# Running maximum for Geometric Brownian Motion

Can anyone provide the expression and source for the running maximum $M_t$ for geometric Brownian motion $X_t$ as a function of the initial value $X_0$, drift $\mu$ and diffusion $\sigma$? $X_t$ evolves as

$X_t = X_0*exp[(\mu-\sigma^2/2)t + \sigma W_t]$

where $W_t$ is a Wiener process

• What do you mean by "expression and source"? You can say a lot about this running maximum by noticing that an equivalent problem is to describe the maximum of $(\mu - \frac{\sigma^2}{2})t + \sigma W_t$. This is a Brownian Motion with drift and you can compute the CDF and Laplace transform of a BM with drift exactly by using Girsanov's theorem. – Chris Janjigian Jan 15 '14 at 3:48
• Chris, thanks for your response.
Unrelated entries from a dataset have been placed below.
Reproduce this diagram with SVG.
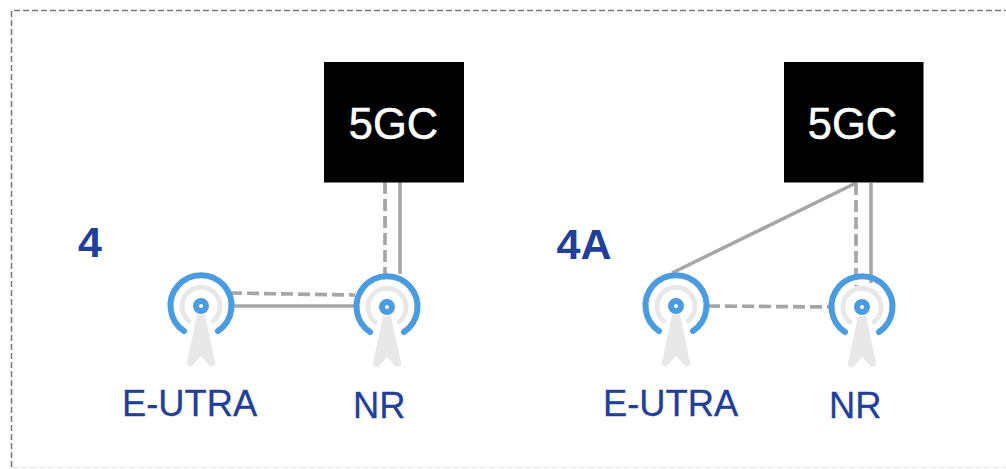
<svg xmlns="http://www.w3.org/2000/svg" width="1006" height="469" viewBox="0 0 1006 469">
<style>
.t{font-family:"Liberation Sans",Arial,sans-serif}
.lbl{font-size:36.300px;fill:#1f3f9a;stroke:#1f3f9a;stroke-width:.3}
.num{font-size:43px;font-weight:bold;fill:#1f3f9a}
.core{font-size:43.500px;fill:#fff;text-anchor:middle;stroke:#fff;stroke-width:.5}
.solid{stroke:#a6a6a6;stroke-width:3.500;fill:none}
.dash{stroke:#a6a6a6;stroke-width:3.700;fill:none;stroke-dasharray:12 5}
.blue{stroke:#4a9ce0;stroke-width:6;fill:none;stroke-linecap:round}
.gray{stroke:#e8e8e8;stroke-width:5;fill:none;stroke-linecap:round}
</style>
<defs>
<g id="tower">
<path class="blue" d="M-17 25A30.500 30.500 0 1 1 17 25"/>
<path class="gray" d="M-12 15A19 19 0 1 1 12 15"/>
<path d="M-4 9H4L14 56Q14.500 60 11 60H9L0 50L-9 60H-11Q-14.500 60-14 56Z" fill="#e8e8e8"/>
<circle r="5" fill="#fff" stroke="#4a9ce0" stroke-width="6"/>
</g>
</defs>
<path d="M11.500 467V10.500H1006" fill="none" stroke="#777" stroke-width="1.500" stroke-dasharray="6 3"/>
<path d="M12 467.500H1006" stroke="#e4e4e4" stroke-width="1.200" stroke-dasharray="6 3"/>
<g id="connectors">
<path class="dash" d="M385 182V276"/>
<path class="solid" d="M400 182V274"/>
<path class="dash" d="M230 293L355 295"/>
<path class="solid" d="M232 306H356"/>
<path class="solid" d="M856 183L672 273"/>
<path class="dash" d="M856 183V286"/>
<path class="solid" d="M871 183V283"/>
<path class="dash" d="M708 306L832 307"/>
</g>
<g id="core-4"><rect x="324" y="62" width="140" height="120.500"/><text class="t core" x="393.500" y="139">5GC</text></g>
<g id="core-4a"><rect x="784" y="62" width="139.500" height="120.500"/><text class="t core" x="852.500" y="139">5GC</text></g>
<g id="eutra-4"><use href="#tower" x="201" y="306"/><text class="t lbl" x="122" y="416">E-UTRA</text></g>
<g id="nr-4"><use href="#tower" x="387" y="307"/><text class="t lbl" x="353" y="418">NR</text></g>
<g id="eutra-4a"><use href="#tower" x="676" y="306"/><text class="t lbl" x="603" y="416">E-UTRA</text></g>
<g id="nr-4a"><use href="#tower" x="862" y="307"/><text class="t lbl" x="829" y="418">NR</text></g>
<text class="t num" x="78" y="257">4</text>
<text class="t num" x="556.500" y="259">4A</text>
</svg>
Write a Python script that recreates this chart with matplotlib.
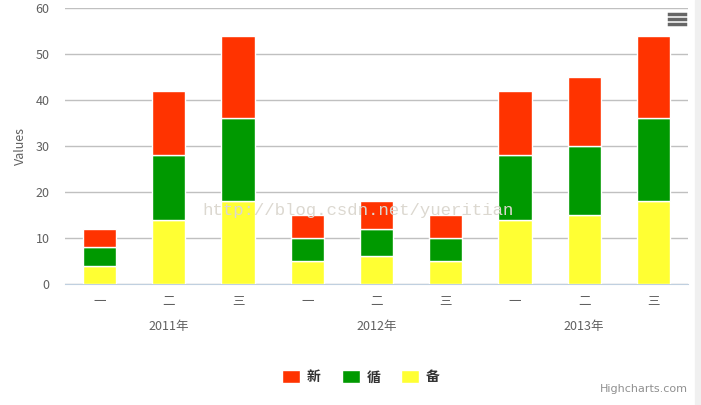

By "expression and source", I am requesting the closed form solution for M(t) and a citation of the book or paper where this is published. I will explore the approach you described to find the BM maximum. My background in stochastic mathematics is not very strong, so if you can point me to the result, it would be greatly appreciated. – RK94 Jan 15 '14 at 5:11
• The maximum is highly path dependent, so you're not going to get a closed form expression. The best you can do is talk about its distribution. For a single time, the distribution of $M(t)$ is computable. This is an equivalent question to finding the the CDF of the maximum of a BM plus drift: math.stackexchange.com/questions/133628/… – Chris Janjigian Jan 15 '14 at 16:26
• Thanks Chris. I meant to say closed form expression for the density of M(t), so your response addresses my question. I am modeling a dataset where the event frequencies appear to evolve as the distribution of maximum integers of a GBM with drift, based on simulations. The simulations are slow and I am searching for a more efficient way to analyze the distributions for large datasets. Thanks again. – RK94 Jan 16 '14 at 1:30

1. First of all, it will be easier to find the distribution of the running maximum of $\log X$ which in your notation will be $\log M$.
2. Assume for a moment that $\log X$ has zero drift. Reflection principle then tells you that for any $a > \log X_0$ $$P(\log M_t > a) = 2 P(\log X_t > a ).\tag{1} \label{1}$$ Similarly for $a<\log X_0$, with reversed inequalities in \eqref{1}. Now since $\log X_t$ is Gaussian, one can evaluate the rhs of \eqref{1}. This gives you CDF and after differentiation a PDF of $\log M_t$. This should be enough for your purposes.